IMG-LOGO
Home Analisa Kerusakan Lingkungan Kian Parah, Negara Justru Sibuk Merespon Fenomena Viral
analisa | umum

Kerusakan Lingkungan Kian Parah, Negara Justru Sibuk Merespon Fenomena Viral

oleh Hasa - 06 Agustus 2025 04:24 WITA
IMG
Aktivis Mahrus Ali

POLITIKAL.ID - Aktivis Mahrus Ali, menyoroti respons negara terhadap simbol "One Piece"—ikon populer dari budaya pop Jepang—yang dinilai telah dibesar-besarkan seolah membahayakan ideologi bangsa.

Padahal saat ini isu kerusakan lingkungan semakin nyata dan mengancam masa depan justru jauh lebih mendesak nyata.

Mahrus menilai kerusakan lingkungan akibat eksploitasi sumber daya alam yang tak terkendali.

Dalam tulisannya yang berjudul "Saat Negara Takut Pada Simbol One Piece, Sementara Bumi Menjerit", ia mengingatkan kembali pada amanat konstitusi, khususnya Pasal 33 UUD 1945, yang menegaskan bahwa bumi, air, dan kekayaan alam dikuasai oleh negara dan digunakan sebesar-besarnya untuk kemakmuran rakyat.

“Pasal 33 bukan sekadar barisan kata, tapi jantung dari cita-cita kebangsaan kita. Sayangnya, hari ini ia lebih sering terdengar sebagai puisi yang indah namun hampa makna,” tulisnya.

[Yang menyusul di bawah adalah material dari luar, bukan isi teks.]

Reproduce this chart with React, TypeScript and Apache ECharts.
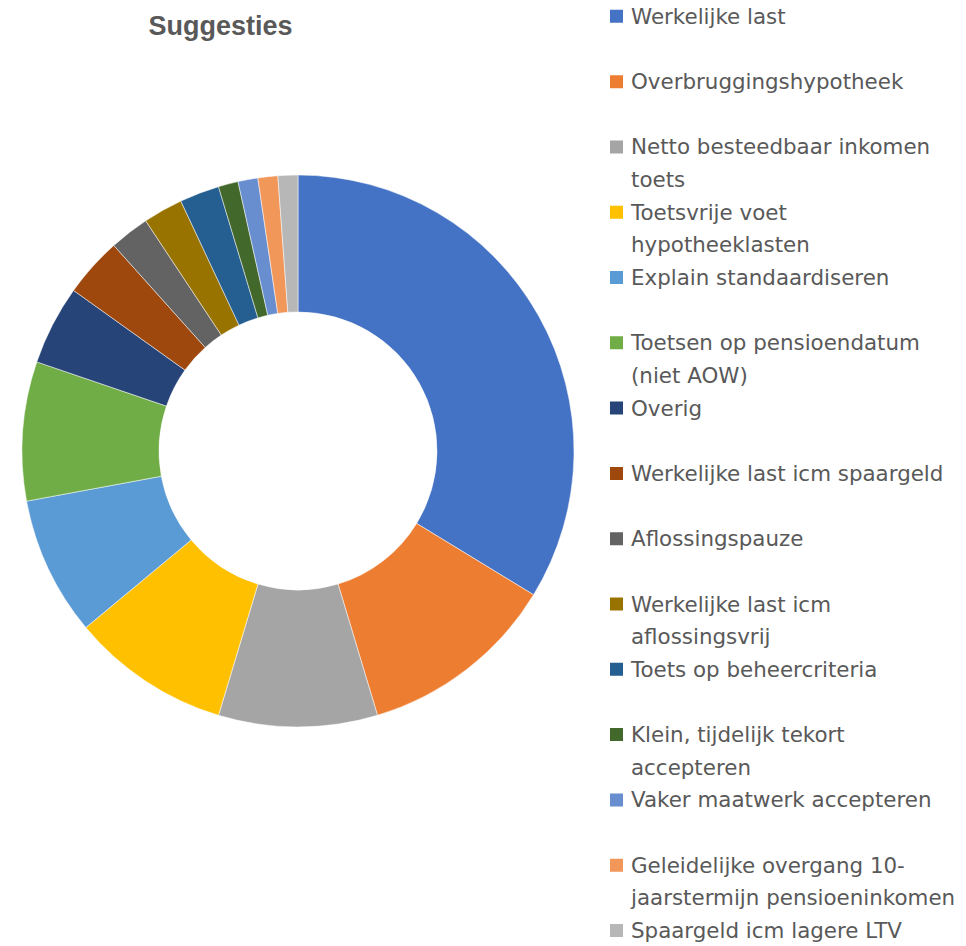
import React, { useEffect, useRef } from "react";
import * as echarts from "echarts";

const categories = [
  "Werkelijke last",
  "Overbruggingshypotheek",
  "Netto besteedbaar inkomen toets",
  "Toetsvrije voet hypotheeklasten",
  "Explain standaardiseren",
  "Toetsen op pensioendatum (niet AOW)",
  "Overig",
  "Werkelijke last icm spaargeld",
  "Aflossingspauze",
  "Werkelijke last icm aflossingsvrij",
  "Toets op beheercriteria",
  "Klein, tijdelijk tekort accepteren",
  "Vaker maatwerk accepteren",
  "Geleidelijke overgang 10-jaarstermijn pensioeninkomen",
  "Spaargeld icm lagere LTV",
];

const values = [29, 10, 8, 8, 7, 7, 4, 3, 2, 2, 2, 1, 1, 1, 1];

const colors = [
  "#4472C4",
  "#ED7D31",
  "#A5A5A5",
  "#FFC000",
  "#5B9BD5",
  "#70AD47",
  "#264478",
  "#9E480E",
  "#636363",
  "#997300",
  "#255E91",
  "#43682B",
  "#698ED0",
  "#F1975A",
  "#B7B7B7",
];

// legend labels as they wrap in the reference
const legendLabels: Record<string, string> = {
  "Netto besteedbaar inkomen toets": "Netto besteedbaar inkomen\ntoets",
  "Toetsvrije voet hypotheeklasten": "Toetsvrije voet\nhypotheeklasten",
  "Toetsen op pensioendatum (niet AOW)": "Toetsen op pensioendatum\n(niet AOW)",
  "Werkelijke last icm aflossingsvrij": "Werkelijke last icm\naflossingsvrij",
  "Klein, tijdelijk tekort accepteren": "Klein, tijdelijk tekort\naccepteren",
  "Geleidelijke overgang 10-jaarstermijn pensioeninkomen":
    "Geleidelijke overgang 10-\njaarstermijn pensioeninkomen",
};

const title = "Suggesties";

export default function App() {
  const ref = useRef<HTMLDivElement>(null);

  useEffect(() => {
    if (!ref.current) return;
    const chart = echarts.init(ref.current, undefined, { renderer: "svg" });
    const pitch = 65.3;
    const line = pitch / 2;
    const sqTop = line / 2 - 6.5;
    const iconPath =
      `path://M0,${sqTop}L13,${sqTop}L13,${sqTop + 13}L0,${sqTop + 13}Z` +
      `M0,0L0.01,0L0.01,0.01Z M15.99,${pitch - 0.01}L16,${pitch - 0.01}L16,${pitch}Z`;

    chart.setOption({
      animation: false,
      backgroundColor: "#ffffff",
      color: colors,
      graphic: [
        {
          type: "text",
          x: 220.5,
          y: 26,
          style: {
            text: title,
            align: "center",
            verticalAlign: "middle",
            fontFamily: "Liberation Sans",
            fontWeight: "bold",
            fontSize: 27,
            fill: "#595959",
          },
        },
      ],
      legend: {
        orient: "vertical",
        left: 610,
        top: 0,
        height: 1200,
        padding: 0,
        itemGap: 0,
        itemWidth: 16,
        itemHeight: pitch,
        icon: iconPath,
        selectedMode: false,
        itemStyle: { borderWidth: 0 },
        formatter: (name: string) =>
          legendLabels[name] !== undefined ? legendLabels[name] : name + "\n",
        textStyle: {
          fontFamily: "DejaVu Sans",
          fontSize: 21.4,
          color: "#595959",
          lineHeight: line,
        },
        data: categories,
      },
      series: [
        {
          type: "pie",
          center: [298, 451],
          radius: [139, 276],
          startAngle: 90,
          clockwise: true,
          label: { show: false },
          labelLine: { show: false },
          emphasis: { disabled: true },
          itemStyle: { borderColor: "#ffffff", borderWidth: 0.5 },
          data: categories.map((name, i) => ({ name, value: values[i] })),
        },
      ],
    });
    return () => chart.dispose();
  }, []);

  return (
    <div
      ref={ref}
      style={{ position: "absolute", left: 0, top: 0, width: 966, height: 946 }}
    />
  );
}
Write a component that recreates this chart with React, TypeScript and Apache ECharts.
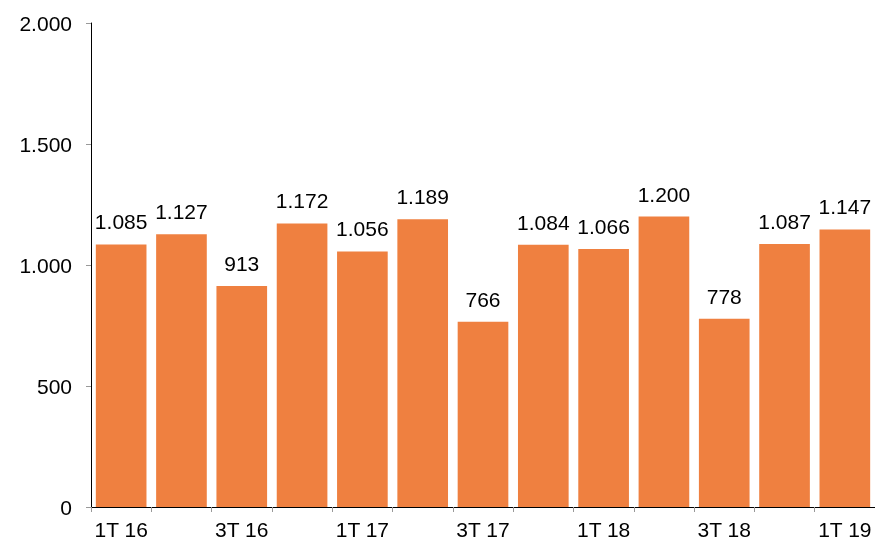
import React, { useEffect, useRef } from "react";
import * as echarts from "echarts";

const categories = ["1T 16", "2T 16", "3T 16", "4T 16", "1T 17", "2T 17", "3T 17", "4T 17", "1T 18", "2T 18", "3T 18", "4T 18", "1T 19"];
const values = [1085, 1127, 913, 1172, 1056, 1189, 766, 1084, 1066, 1200, 778, 1087, 1147];
const yTicks = { min: 0, max: 2000, interval: 500 };

const fmt = (v: number) => String(Math.round(v)).replace(/\B(?=(\d{3})+(?!\d))/g, ".");

export default function App() {
  const ref = useRef<HTMLDivElement>(null);
  useEffect(() => {
    if (!ref.current) return;
    const chart = echarts.init(ref.current, null, { renderer: "svg" });
    const font = "Liberation Sans, Arial, sans-serif";
    chart.setOption({
      animation: false,
      grid: { left: 91, right: 0, top: 23, bottom: 34, containLabel: false },
      xAxis: {
        type: "category",
        data: categories,
        axisLine: { lineStyle: { color: "#000", width: 1 } },
        axisTick: { show: true, interval: 0, length: 5, lineStyle: { color: "#999" } },
        axisLabel: { interval: 1, color: "#000", fontSize: 21, fontFamily: font, margin: 12 },
      },
      yAxis: {
        type: "value",
        min: yTicks.min,
        max: yTicks.max,
        interval: yTicks.interval,
        splitLine: { show: false },
        axisLine: { show: true, lineStyle: { color: "#000", width: 1 } },
        axisTick: { show: true, length: 5, lineStyle: { color: "#999" } },
        axisLabel: { color: "#000", fontSize: 21, fontFamily: font, margin: 19, formatter: (v: number) => fmt(v) },
      },
      series: [
        {
          type: "bar",
          data: values,
          barCategoryGap: "16%",
          itemStyle: { color: "#EF8040" },
          label: {
            show: true,
            position: "top",
            distance: 12,
            color: "#000",
            fontSize: 21,
            fontFamily: font,
            formatter: (p: any) => fmt(p.value),
          },
        },
      ],
    });
    return () => chart.dispose();
  }, []);
  return <div ref={ref} style={{ position: "fixed", left: 0, top: 0, width: 875, height: 541 }} />;
}
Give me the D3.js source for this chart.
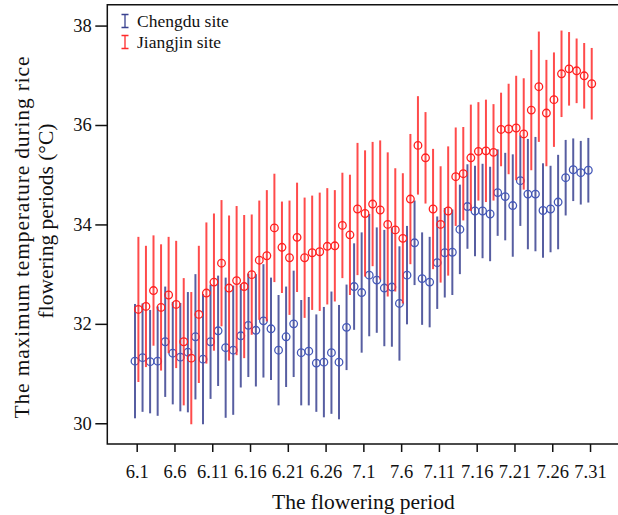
<!DOCTYPE html>
<html>
<head>
<meta charset="utf-8">
<script src="https://cdn.jsdelivr.net/npm/d3@7"></script>
<style>
  body { margin: 0; background: #fff; }
  svg { display: block; font-family: "Liberation Serif", "Times New Roman", serif; }
</style>
</head>
<body>
<div id="chart"></div>
<script>
// flowering dates, 1 June .. 31 July
var dates = ["6.1","6.2","6.3","6.4","6.5","6.6","6.7","6.8","6.9","6.10",
    "6.11","6.12","6.13","6.14","6.15","6.16","6.17","6.18","6.19","6.20",
    "6.21","6.22","6.23","6.24","6.25","6.26","6.27","6.28","6.29","6.30",
    "7.1","7.2","7.3","7.4","7.5","7.6","7.7","7.8","7.9","7.10",
    "7.11","7.12","7.13","7.14","7.15","7.16","7.17","7.18","7.19","7.20",
    "7.21","7.22","7.23","7.24","7.25","7.26","7.27","7.28","7.29","7.30","7.31"];

var tickLabels = ["6.1","6.6","6.11","6.16","6.21","6.26","7.1","7.6","7.11","7.16","7.21","7.26","7.31"];

// Chengdu site: mean and error (half length of bar)
var chengduMean = [31.25, 31.32, 31.24, 31.25, 31.64, 31.41, 31.33, 31.43, 31.74, 31.29,
    31.64, 31.86, 31.52, 31.47, 31.76, 31.97, 31.87, 32.06, 31.90, 31.47,
    31.74, 32.00, 31.42, 31.45, 31.21, 31.23, 31.42, 31.23, 31.93, 32.75,
    32.63, 32.98, 32.88, 32.72, 32.74, 32.41, 32.98, 33.63, 32.91, 32.84,
    33.23, 33.43, 33.44, 33.90, 34.36, 34.27, 34.27, 34.21, 34.64, 34.56,
    34.38, 34.88, 34.61, 34.61, 34.28, 34.31, 34.45, 34.94, 35.10, 35.04, 35.09];
var chengduErr = [1.15, 1.09, 1.04, 1.10, 1.11, 1.03, 1.09, 1.21, 1.26, 1.31,
    1.15, 1.11, 1.41, 1.30, 1.04, 1.04, 1.13, 1.14, 1.03, 1.11,
    1.01, 1.07, 1.06, 1.09, 0.98, 1.11, 1.23, 1.15, 0.86, 0.87,
    1.21, 1.23, 1.06, 1.17, 1.20, 1.15, 0.99, 0.85, 0.93, 0.91,
    0.93, 0.90, 0.86, 0.90, 0.85, 0.91, 0.95, 0.95, 0.87, 0.88,
    1.03, 0.91, 1.11, 1.15, 0.95, 0.87, 0.95, 0.76, 0.63, 0.64, 0.65];

// Jiangjin site
var jiangjinMean = [32.29, 32.35, 32.67, 32.33, 32.58, 32.39, 31.64, 31.31, 32.19, 32.62,
    32.84, 33.22, 32.72, 32.87, 32.75, 32.99, 33.28, 33.37, 33.93, 33.54,
    33.33, 33.74, 33.33, 33.43, 33.45, 33.56, 33.57, 33.98, 33.79, 34.31,
    34.22, 34.41, 34.29, 34.00, 33.89, 33.72, 34.51, 35.59, 35.34, 34.31,
    34.00, 34.27, 34.96, 35.02, 35.34, 35.47, 35.48, 35.45, 35.91, 35.92,
    35.94, 35.82, 36.30, 36.77, 36.24, 36.51, 37.03, 37.13, 37.09, 36.99, 36.83];
var jiangjinErr = [1.46, 1.22, 1.11, 1.27, 1.17, 1.28, 1.28, 1.33, 1.38, 1.42,
    1.38, 1.27, 1.46, 1.50, 1.44, 1.21, 1.20, 1.32, 1.09, 0.92,
    1.15, 1.10, 1.21, 1.15, 1.19, 1.17, 1.12, 1.06, 1.21, 1.33,
    1.27, 1.25, 1.40, 1.45, 1.24, 1.31, 1.31, 0.99, 0.92, 1.21,
    1.17, 1.30, 0.99, 0.94, 1.07, 0.99, 1.03, 0.97, 0.74, 0.91,
    1.05, 1.12, 1.21, 1.11, 1.07, 0.95, 0.87, 0.74, 0.65, 0.66, 0.72];

var yTicks = [30, 32, 34, 36, 38];

var series = [
    {name: "Chengdu site", mean: chengduMean, err: chengduErr, bar: "#3a4290", dot: "#4357b8", dx: -1.7},
    {name: "Jiangjin site", mean: jiangjinMean, err: jiangjinErr, bar: "#ff2b2b", dot: "#ff1f1f", dx: 1.7}
];

var width = 618, height = 515;
var margin = {top: 4.7, right: -1.5, bottom: 71, left: 107.3};

var svg = d3.select("#chart").append("svg")
    .attr("width", width)
    .attr("height", height);

var x = d3.scaleLinear()
    .domain([-3.89, 63.9])
    .range([margin.left, width - margin.right]);

var y = d3.scaleLinear()
    .domain([29.583, 38.42])
    .range([height - margin.bottom, margin.top]);

// error bars and circles
series.forEach(function (s) {
    var g = svg.append("g");
    var pts = dates.map(function (d, i) {
        return {i: i, m: s.mean[i], e: s.err[i]};
    });

    g.selectAll("line")
        .data(pts)
        .enter().append("line")
        .attr("x1", function (d) { return x(d.i) + s.dx; })
        .attr("x2", function (d) { return x(d.i) + s.dx; })
        .attr("y1", function (d) { return y(d.m - d.e); })
        .attr("y2", function (d) { return y(d.m + d.e); })
        .attr("stroke", s.bar)
        .attr("stroke-width", 2)
        .attr("stroke-opacity", 0.85);

    g.selectAll("circle")
        .data(pts)
        .enter().append("circle")
        .attr("cx", function (d) { return x(d.i) + s.dx; })
        .attr("cy", function (d) { return y(d.m); })
        .attr("r", 3.8)
        .attr("fill", "none")
        .attr("stroke", s.dot)
        .attr("stroke-width", 1.3);
});

// frame: left + top + bottom
svg.append("path")
    .attr("d", "M" + x.range()[1] + "," + y.range()[1] +
        "H" + margin.left + "V" + y.range()[0] + "H" + x.range()[1])
    .attr("fill", "none")
    .attr("stroke", "#111")
    .attr("stroke-width", 1.5);

// x axis
var tickIdx = tickLabels.map(function (t) { return dates.indexOf(t); });
var xAxis = svg.append("g")
    .attr("transform", "translate(0," + y.range()[0] + ")")
    .call(d3.axisBottom(x)
        .tickValues(tickIdx)
        .tickFormat(function (d) { return dates[d]; })
        .tickSize(8)
        .tickPadding(13));
xAxis.select(".domain").remove();
xAxis.selectAll("line").attr("stroke", "#111").attr("stroke-width", 1.5);
xAxis.selectAll("text")
    .attr("fill", "#111")
    .style("font-family", "Liberation Serif")
    .style("font-size", "18.5px");

// y axis
var yAxis = svg.append("g")
    .attr("transform", "translate(" + margin.left + ",0)")
    .call(d3.axisLeft(y)
        .tickValues(yTicks)
        .tickSize(12)
        .tickPadding(3.5));
yAxis.select(".domain").remove();
yAxis.selectAll("line").attr("stroke", "#111").attr("stroke-width", 1.5);
yAxis.selectAll("text")
    .attr("fill", "#111")
    .style("font-family", "Liberation Serif")
    .style("font-size", "18.5px");

// axis titles
svg.append("text")
    .attr("x", (margin.left + x.range()[1]) / 2)
    .attr("y", 509)
    .attr("text-anchor", "middle")
    .style("font-size", "21.5px")
    .attr("fill", "#111")
    .text("The flowering period");

var yTitle = svg.append("text")
    .attr("transform", "rotate(-90)")
    .attr("text-anchor", "middle")
    .style("font-size", "21.5px")
    .attr("fill", "#111");
yTitle.append("tspan")
    .attr("x", -237.5).attr("y", 28.5)
    .attr("textLength", 362)
    .attr("lengthAdjust", "spacing")
    .text("The maximum temperature during rice");
yTitle.append("tspan")
    .attr("x", -221).attr("y", 52.5)
    .text("flowering periods (°C)");

// legend
var legend = svg.append("g").attr("transform", "translate(125,21)");
series.forEach(function (s, i) {
    var row = legend.append("g").attr("transform", "translate(0," + (i * 21) + ")");
    row.append("path")
        .attr("d", "M-3.5,-6.5H3.5M0,-6.5V6.5M-3.5,6.5H3.5")
        .attr("fill", "none")
        .attr("stroke", s.bar)
        .attr("stroke-width", 1.3);
    row.append("text")
        .attr("x", 12)
        .attr("dy", "0.33em")
        .style("font-size", "17.5px")
        .attr("fill", "#111")
        .text(s.name);
});
</script>
</body>
</html>
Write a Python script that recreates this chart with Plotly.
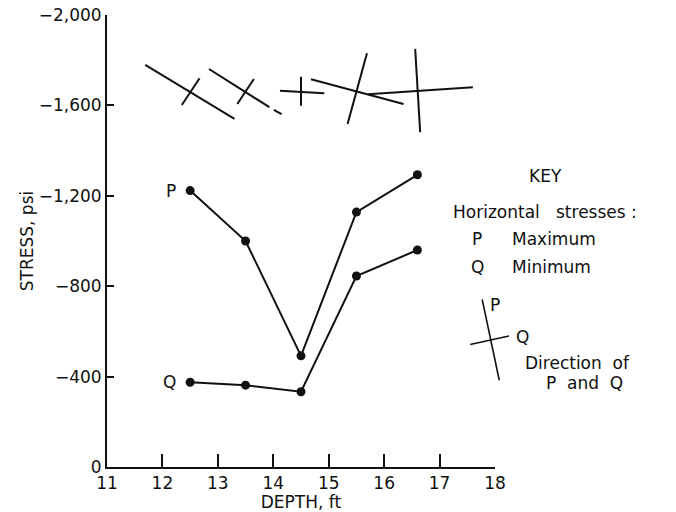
import plotly.graph_objects as go

# ---- data ----
depth = [12.5, 13.5, 14.5, 15.5, 16.6]
p_max = [-1223, -1000, -492, -1128, -1293]
q_min = [-375, -362, -333, -845, -960]

x_ticks = [11, 12, 13, 14, 15, 16, 17, 18]
y_ticks = [0, -400, -800, -1200, -1600, -2000]
y_tick_text = ["0", "\u2212400", "\u2212800", "\u22121,200", "\u22121,600", "\u22122,000"]

# direction symbols (segment end points, depth ft / stress psi)
seg_x0 = [11.69, 12.35, 12.84, 14.01, 13.35, 14.12, 14.50, 15.69, 14.68, 16.56, 15.71]
seg_y0 = [-1779, -1602, -1761, -1580, -1606, -1665, -1727, -1831, -1716, -1850, -1649]
seg_x1 = [13.30, 12.67, 13.93, 14.15, 13.65, 14.92, 14.50, 15.34, 16.35, 16.65, 17.60]
seg_y1 = [-1540, -1720, -1592, -1561, -1717, -1654, -1598, -1518, -1606, -1481, -1680]

INK = "#111111"
FONT = "DejaVu Sans"
FS = 17

fig = go.Figure()
for name, vals in (("P", p_max), ("Q", q_min)):
    fig.add_trace(go.Scatter(
        x=depth, y=vals, mode="lines+markers", name=name,
        line=dict(color=INK, width=2),
        marker=dict(color=INK, size=9),
        showlegend=False, hoverinfo="skip"))
    fig.add_annotation(x=depth[0], y=vals[0], text=name, showarrow=False,
                       xanchor="right", xshift=-12,
                       font=dict(family=FONT, size=FS, color=INK))

for a, b, c, d in zip(seg_x0, seg_y0, seg_x1, seg_y1):
    fig.add_shape(type="line", xref="x", yref="y", x0=a, y0=b, x1=c, y1=d,
                  line=dict(color=INK, width=2))

# key symbol
fig.add_shape(type="line", xref="paper", yref="paper", x0=0.967, y0=0.371,
              x1=1.011, y1=0.192, line=dict(color=INK, width=1.6))
fig.add_shape(type="line", xref="paper", yref="paper", x0=0.936, y0=0.271,
              x1=1.036, y1=0.290, line=dict(color=INK, width=1.6))

key_texts = [
    ("KEY", 1.129, 0.644, "center"),
    ("Horizontal   stresses :", 0.887, 0.564, "left"),
    ("P", 0.954, 0.504, "center"),
    ("Maximum", 1.039, 0.504, "left"),
    ("Q", 0.954, 0.442, "center"),
    ("Minimum", 1.039, 0.442, "left"),
    ("P", 1.000, 0.358, "center"),
    ("Q", 1.070, 0.288, "center"),
    ("Direction  of", 1.072, 0.230, "left"),
    ("P  and  Q", 1.127, 0.186, "left"),
]
for t, x, y, anc in key_texts:
    fig.add_annotation(xref="paper", yref="paper", x=x, y=y, text=t,
                       showarrow=False, xanchor=anc, yanchor="middle",
                       font=dict(family=FONT, size=FS, color=INK))

fig.update_layout(
    width=676, height=512,
    margin=dict(l=107, r=181, t=15, b=45),
    paper_bgcolor="white", plot_bgcolor="white",
    font=dict(family=FONT, size=FS, color=INK),
    xaxis=dict(range=[11, 18], tickvals=x_ticks, ticks="inside", ticklen=13,
               tickwidth=1.5, tickcolor=INK, showline=True, linecolor=INK,
               linewidth=2, showgrid=False, zeroline=False, automargin=False,
               ticklabelstandoff=0,
               title=dict(text="DEPTH, ft", standoff=0,
                          font=dict(family=FONT, size=FS, color=INK)),
               tickfont=dict(family=FONT, size=FS, color=INK)),
    yaxis=dict(range=[0, -2000], tickvals=y_ticks, ticktext=y_tick_text,
               ticks="inside", ticklen=7, tickwidth=1.5, tickcolor=INK,
               showline=True, linecolor=INK, linewidth=2, showgrid=False,
               zeroline=False, automargin=False,
               title=dict(text="STRESS, psi", standoff=1,
                          font=dict(family=FONT, size=FS, color=INK)),
               tickfont=dict(family=FONT, size=FS, color=INK)),
)

fig.write_html("out.html", config={"displayModeBar": False})

# remove the browser's default page margin so the figure sits at the corner
with open("out.html", encoding="utf-8") as fh:
    html = fh.read()
html = html.replace("<head>", "<head><style>html,body{margin:0;padding:0;overflow:hidden;}</style>", 1)
with open("out.html", "w", encoding="utf-8") as fh:
    fh.write(html)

Ia menggambarkan kondisi lingkungan yang kian memburuk, tambang yang merusak lanskap dan mengancam kehidupan warga sekitar, hutan yang ditebang demi kepentingan ekonomi jangka pendek, hingga sungai-sungai yang tercemar dan tak lagi layak dikonsumsi. Di sisi lain, negara justru lebih sigap merespons fenomena viral di internet daripada persoalan krusial seperti pengelolaan lingkungan dan keberlanjutan hidup.

“Negara sering tampak gagah saat bicara pembangunan, tetapi seperti kehilangan kata-kata ketika rakyat bertanya, kemakmuran siapa yang sedang dibangun?” ujarnya.

Penulis juga mengingatkan bahwa lingkungan bukan hanya sekadar elemen estetika, melainkan syarat utama keberlangsungan hidup suatu bangsa. Ia menyerukan agar negara memperketat regulasi pertambangan, memperkuat fungsi pengawasan, dan memastikan bahwa hasil kekayaan alam membawa keadilan bagi masyarakat, bukan hanya memperkaya korporasi.

“Melestarikan lingkungan adalah bentuk cinta paling strategis untuk masa depan bangsa. Negara harus hadir bukan sebagai penonton, tetapi sebagai penjaga yang tegas dan berwelas asih,” tulis Mahrus.

Di tengah maraknya pembangunan infrastruktur dan ambisi menjadi negara maju, ia menegaskan bahwa tolok ukur kemajuan seharusnya juga mencakup keberhasilan dalam menjaga warisan alam bagi generasi mendatang.

Menutup tulisannya, Mahrus mengajak seluruh elemen bangsa untuk kembali ke semangat awal para pendiri negara: menempatkan alam sebagai rahim kehidupan bersama, dan menjauhkan diri dari kegaduhan yang tidak substansial.

“Sudahi polemik soal simbol remeh seperti One Piece. Yang seharusnya kita soroti adalah ketidakhadiran negara dalam menjawab persoalan rakyat yang paling mendasar: keberlanjutan hidup di tanah mereka sendiri,” pungkasnya.